§ DATA PROVIDED
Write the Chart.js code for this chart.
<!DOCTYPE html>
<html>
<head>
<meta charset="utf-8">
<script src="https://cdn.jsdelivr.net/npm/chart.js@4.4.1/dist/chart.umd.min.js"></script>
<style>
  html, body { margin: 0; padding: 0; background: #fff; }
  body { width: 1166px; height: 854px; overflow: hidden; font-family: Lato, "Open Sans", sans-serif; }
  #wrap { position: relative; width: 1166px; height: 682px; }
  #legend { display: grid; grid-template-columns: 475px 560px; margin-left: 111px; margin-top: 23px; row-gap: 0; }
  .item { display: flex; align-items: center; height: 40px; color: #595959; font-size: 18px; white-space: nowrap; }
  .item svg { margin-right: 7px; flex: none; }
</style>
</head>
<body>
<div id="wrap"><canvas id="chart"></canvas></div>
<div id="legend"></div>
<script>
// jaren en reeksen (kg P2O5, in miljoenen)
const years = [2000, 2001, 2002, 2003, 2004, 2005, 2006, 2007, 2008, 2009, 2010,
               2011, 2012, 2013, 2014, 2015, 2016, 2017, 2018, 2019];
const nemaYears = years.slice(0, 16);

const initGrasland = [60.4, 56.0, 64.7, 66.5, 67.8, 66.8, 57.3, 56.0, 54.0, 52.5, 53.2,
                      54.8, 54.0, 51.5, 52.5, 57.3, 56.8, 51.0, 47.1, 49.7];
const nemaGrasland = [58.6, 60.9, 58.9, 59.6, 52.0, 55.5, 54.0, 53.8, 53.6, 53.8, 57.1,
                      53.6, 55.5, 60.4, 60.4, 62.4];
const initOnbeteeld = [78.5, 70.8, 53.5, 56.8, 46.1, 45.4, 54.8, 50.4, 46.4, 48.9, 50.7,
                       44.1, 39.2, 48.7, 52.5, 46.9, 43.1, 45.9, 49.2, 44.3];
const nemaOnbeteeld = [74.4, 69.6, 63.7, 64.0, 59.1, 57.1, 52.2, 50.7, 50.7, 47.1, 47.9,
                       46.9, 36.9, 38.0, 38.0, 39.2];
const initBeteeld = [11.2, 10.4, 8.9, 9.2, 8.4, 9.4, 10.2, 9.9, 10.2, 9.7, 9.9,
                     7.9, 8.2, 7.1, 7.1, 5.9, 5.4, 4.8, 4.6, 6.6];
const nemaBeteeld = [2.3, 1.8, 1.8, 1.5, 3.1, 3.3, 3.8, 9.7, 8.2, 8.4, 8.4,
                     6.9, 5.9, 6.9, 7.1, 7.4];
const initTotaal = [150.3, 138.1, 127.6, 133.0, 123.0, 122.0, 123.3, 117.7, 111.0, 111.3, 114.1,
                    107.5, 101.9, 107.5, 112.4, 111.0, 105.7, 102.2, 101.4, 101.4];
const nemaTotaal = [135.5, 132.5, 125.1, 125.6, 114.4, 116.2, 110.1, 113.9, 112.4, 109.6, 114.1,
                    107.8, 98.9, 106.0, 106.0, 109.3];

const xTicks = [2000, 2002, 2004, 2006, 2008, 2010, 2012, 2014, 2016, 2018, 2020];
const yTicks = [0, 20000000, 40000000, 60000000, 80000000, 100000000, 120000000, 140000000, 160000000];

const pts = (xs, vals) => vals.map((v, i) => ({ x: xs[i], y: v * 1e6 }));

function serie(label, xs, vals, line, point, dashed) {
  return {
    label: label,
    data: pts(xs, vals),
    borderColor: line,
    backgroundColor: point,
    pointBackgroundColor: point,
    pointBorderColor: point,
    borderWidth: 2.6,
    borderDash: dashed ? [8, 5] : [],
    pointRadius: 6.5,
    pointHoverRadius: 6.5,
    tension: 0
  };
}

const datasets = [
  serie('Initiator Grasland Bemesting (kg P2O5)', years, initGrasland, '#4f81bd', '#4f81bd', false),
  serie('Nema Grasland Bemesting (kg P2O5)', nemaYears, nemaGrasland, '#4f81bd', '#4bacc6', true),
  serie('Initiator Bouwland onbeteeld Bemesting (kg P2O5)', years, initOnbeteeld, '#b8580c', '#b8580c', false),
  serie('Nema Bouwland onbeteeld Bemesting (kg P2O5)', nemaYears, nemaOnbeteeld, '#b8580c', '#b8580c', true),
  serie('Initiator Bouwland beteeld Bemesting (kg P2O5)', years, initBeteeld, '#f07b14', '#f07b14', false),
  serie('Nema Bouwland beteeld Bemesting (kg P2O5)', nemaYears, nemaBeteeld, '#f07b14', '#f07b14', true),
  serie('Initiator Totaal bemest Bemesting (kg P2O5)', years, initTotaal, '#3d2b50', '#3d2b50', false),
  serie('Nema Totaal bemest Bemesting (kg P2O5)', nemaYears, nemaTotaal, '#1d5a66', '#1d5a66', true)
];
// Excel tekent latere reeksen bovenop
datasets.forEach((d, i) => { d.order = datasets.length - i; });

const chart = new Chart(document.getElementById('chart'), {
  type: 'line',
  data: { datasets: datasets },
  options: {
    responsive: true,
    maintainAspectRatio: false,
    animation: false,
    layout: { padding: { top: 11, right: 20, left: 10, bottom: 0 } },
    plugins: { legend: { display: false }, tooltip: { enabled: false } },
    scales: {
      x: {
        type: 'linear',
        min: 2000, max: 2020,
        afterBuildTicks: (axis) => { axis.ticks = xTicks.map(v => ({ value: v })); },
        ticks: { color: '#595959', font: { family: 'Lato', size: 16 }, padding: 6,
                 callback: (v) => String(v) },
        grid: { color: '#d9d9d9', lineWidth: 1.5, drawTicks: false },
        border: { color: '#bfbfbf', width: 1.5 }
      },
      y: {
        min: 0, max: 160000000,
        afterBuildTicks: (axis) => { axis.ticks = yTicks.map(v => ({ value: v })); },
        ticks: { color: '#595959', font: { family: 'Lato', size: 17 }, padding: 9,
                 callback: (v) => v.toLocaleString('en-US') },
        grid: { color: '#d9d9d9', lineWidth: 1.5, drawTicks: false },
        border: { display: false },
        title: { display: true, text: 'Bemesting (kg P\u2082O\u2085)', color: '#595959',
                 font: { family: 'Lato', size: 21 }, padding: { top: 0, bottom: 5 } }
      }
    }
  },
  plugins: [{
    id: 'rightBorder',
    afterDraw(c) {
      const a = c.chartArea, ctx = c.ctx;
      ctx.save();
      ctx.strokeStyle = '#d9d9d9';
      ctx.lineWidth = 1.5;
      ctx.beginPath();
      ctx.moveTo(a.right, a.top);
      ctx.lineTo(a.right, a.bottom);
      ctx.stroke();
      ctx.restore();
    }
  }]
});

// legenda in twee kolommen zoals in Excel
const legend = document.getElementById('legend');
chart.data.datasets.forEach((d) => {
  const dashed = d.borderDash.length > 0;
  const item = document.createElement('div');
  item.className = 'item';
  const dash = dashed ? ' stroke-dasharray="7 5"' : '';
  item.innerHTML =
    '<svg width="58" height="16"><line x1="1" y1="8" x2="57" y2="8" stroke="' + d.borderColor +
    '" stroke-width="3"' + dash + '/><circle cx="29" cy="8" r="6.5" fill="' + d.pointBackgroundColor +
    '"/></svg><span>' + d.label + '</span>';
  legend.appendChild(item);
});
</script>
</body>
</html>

§ TASK PROMPT
Restate the listing above word for word.

§ FULL ANSWER
Write the Chart.js code for this chart.
<!DOCTYPE html>
<html>
<head>
<meta charset="utf-8">
<script src="https://cdn.jsdelivr.net/npm/chart.js@4.4.1/dist/chart.umd.min.js"></script>
<style>
  html, body { margin: 0; padding: 0; background: #fff; }
  body { width: 1166px; height: 854px; overflow: hidden; font-family: Lato, "Open Sans", sans-serif; }
  #wrap { position: relative; width: 1166px; height: 682px; }
  #legend { display: grid; grid-template-columns: 475px 560px; margin-left: 111px; margin-top: 23px; row-gap: 0; }
  .item { display: flex; align-items: center; height: 40px; color: #595959; font-size: 18px; white-space: nowrap; }
  .item svg { margin-right: 7px; flex: none; }
</style>
</head>
<body>
<div id="wrap"><canvas id="chart"></canvas></div>
<div id="legend"></div>
<script>
// jaren en reeksen (kg P2O5, in miljoenen)
const years = [2000, 2001, 2002, 2003, 2004, 2005, 2006, 2007, 2008, 2009, 2010,
               2011, 2012, 2013, 2014, 2015, 2016, 2017, 2018, 2019];
const nemaYears = years.slice(0, 16);

const initGrasland = [60.4, 56.0, 64.7, 66.5, 67.8, 66.8, 57.3, 56.0, 54.0, 52.5, 53.2,
                      54.8, 54.0, 51.5, 52.5, 57.3, 56.8, 51.0, 47.1, 49.7];
const nemaGrasland = [58.6, 60.9, 58.9, 59.6, 52.0, 55.5, 54.0, 53.8, 53.6, 53.8, 57.1,
                      53.6, 55.5, 60.4, 60.4, 62.4];
const initOnbeteeld = [78.5, 70.8, 53.5, 56.8, 46.1, 45.4, 54.8, 50.4, 46.4, 48.9, 50.7,
                       44.1, 39.2, 48.7, 52.5, 46.9, 43.1, 45.9, 49.2, 44.3];
const nemaOnbeteeld = [74.4, 69.6, 63.7, 64.0, 59.1, 57.1, 52.2, 50.7, 50.7, 47.1, 47.9,
                       46.9, 36.9, 38.0, 38.0, 39.2];
const initBeteeld = [11.2, 10.4, 8.9, 9.2, 8.4, 9.4, 10.2, 9.9, 10.2, 9.7, 9.9,
                     7.9, 8.2, 7.1, 7.1, 5.9, 5.4, 4.8, 4.6, 6.6];
const nemaBeteeld = [2.3, 1.8, 1.8, 1.5, 3.1, 3.3, 3.8, 9.7, 8.2, 8.4, 8.4,
                     6.9, 5.9, 6.9, 7.1, 7.4];
const initTotaal = [150.3, 138.1, 127.6, 133.0, 123.0, 122.0, 123.3, 117.7, 111.0, 111.3, 114.1,
                    107.5, 101.9, 107.5, 112.4, 111.0, 105.7, 102.2, 101.4, 101.4];
const nemaTotaal = [135.5, 132.5, 125.1, 125.6, 114.4, 116.2, 110.1, 113.9, 112.4, 109.6, 114.1,
                    107.8, 98.9, 106.0, 106.0, 109.3];

const xTicks = [2000, 2002, 2004, 2006, 2008, 2010, 2012, 2014, 2016, 2018, 2020];
const yTicks = [0, 20000000, 40000000, 60000000, 80000000, 100000000, 120000000, 140000000, 160000000];

const pts = (xs, vals) => vals.map((v, i) => ({ x: xs[i], y: v * 1e6 }));

function serie(label, xs, vals, line, point, dashed) {
  return {
    label: label,
    data: pts(xs, vals),
    borderColor: line,
    backgroundColor: point,
    pointBackgroundColor: point,
    pointBorderColor: point,
    borderWidth: 2.6,
    borderDash: dashed ? [8, 5] : [],
    pointRadius: 6.5,
    pointHoverRadius: 6.5,
    tension: 0
  };
}

const datasets = [
  serie('Initiator Grasland Bemesting (kg P2O5)', years, initGrasland, '#4f81bd', '#4f81bd', false),
  serie('Nema Grasland Bemesting (kg P2O5)', nemaYears, nemaGrasland, '#4f81bd', '#4bacc6', true),
  serie('Initiator Bouwland onbeteeld Bemesting (kg P2O5)', years, initOnbeteeld, '#b8580c', '#b8580c', false),
  serie('Nema Bouwland onbeteeld Bemesting (kg P2O5)', nemaYears, nemaOnbeteeld, '#b8580c', '#b8580c', true),
  serie('Initiator Bouwland beteeld Bemesting (kg P2O5)', years, initBeteeld, '#f07b14', '#f07b14', false),
  serie('Nema Bouwland beteeld Bemesting (kg P2O5)', nemaYears, nemaBeteeld, '#f07b14', '#f07b14', true),
  serie('Initiator Totaal bemest Bemesting (kg P2O5)', years, initTotaal, '#3d2b50', '#3d2b50', false),
  serie('Nema Totaal bemest Bemesting (kg P2O5)', nemaYears, nemaTotaal, '#1d5a66', '#1d5a66', true)
];
// Excel tekent latere reeksen bovenop
datasets.forEach((d, i) => { d.order = datasets.length - i; });

const chart = new Chart(document.getElementById('chart'), {
  type: 'line',
  data: { datasets: datasets },
  options: {
    responsive: true,
    maintainAspectRatio: false,
    animation: false,
    layout: { padding: { top: 11, right: 20, left: 10, bottom: 0 } },
    plugins: { legend: { display: false }, tooltip: { enabled: false } },
    scales: {
      x: {
        type: 'linear',
        min: 2000, max: 2020,
        afterBuildTicks: (axis) => { axis.ticks = xTicks.map(v => ({ value: v })); },
        ticks: { color: '#595959', font: { family: 'Lato', size: 16 }, padding: 6,
                 callback: (v) => String(v) },
        grid: { color: '#d9d9d9', lineWidth: 1.5, drawTicks: false },
        border: { color: '#bfbfbf', width: 1.5 }
      },
      y: {
        min: 0, max: 160000000,
        afterBuildTicks: (axis) => { axis.ticks = yTicks.map(v => ({ value: v })); },
        ticks: { color: '#595959', font: { family: 'Lato', size: 17 }, padding: 9,
                 callback: (v) => v.toLocaleString('en-US') },
        grid: { color: '#d9d9d9', lineWidth: 1.5, drawTicks: false },
        border: { display: false },
        title: { display: true, text: 'Bemesting (kg P\u2082O\u2085)', color: '#595959',
                 font: { family: 'Lato', size: 21 }, padding: { top: 0, bottom: 5 } }
      }
    }
  },
  plugins: [{
    id: 'rightBorder',
    afterDraw(c) {
      const a = c.chartArea, ctx = c.ctx;
      ctx.save();
      ctx.strokeStyle = '#d9d9d9';
      ctx.lineWidth = 1.5;
      ctx.beginPath();
      ctx.moveTo(a.right, a.top);
      ctx.lineTo(a.right, a.bottom);
      ctx.stroke();
      ctx.restore();
    }
  }]
});

// legenda in twee kolommen zoals in Excel
const legend = document.getElementById('legend');
chart.data.datasets.forEach((d) => {
  const dashed = d.borderDash.length > 0;
  const item = document.createElement('div');
  item.className = 'item';
  const dash = dashed ? ' stroke-dasharray="7 5"' : '';
  item.innerHTML =
    '<svg width="58" height="16"><line x1="1" y1="8" x2="57" y2="8" stroke="' + d.borderColor +
    '" stroke-width="3"' + dash + '/><circle cx="29" cy="8" r="6.5" fill="' + d.pointBackgroundColor +
    '"/></svg><span>' + d.label + '</span>';
  legend.appendChild(item);
});
</script>
</body>
</html>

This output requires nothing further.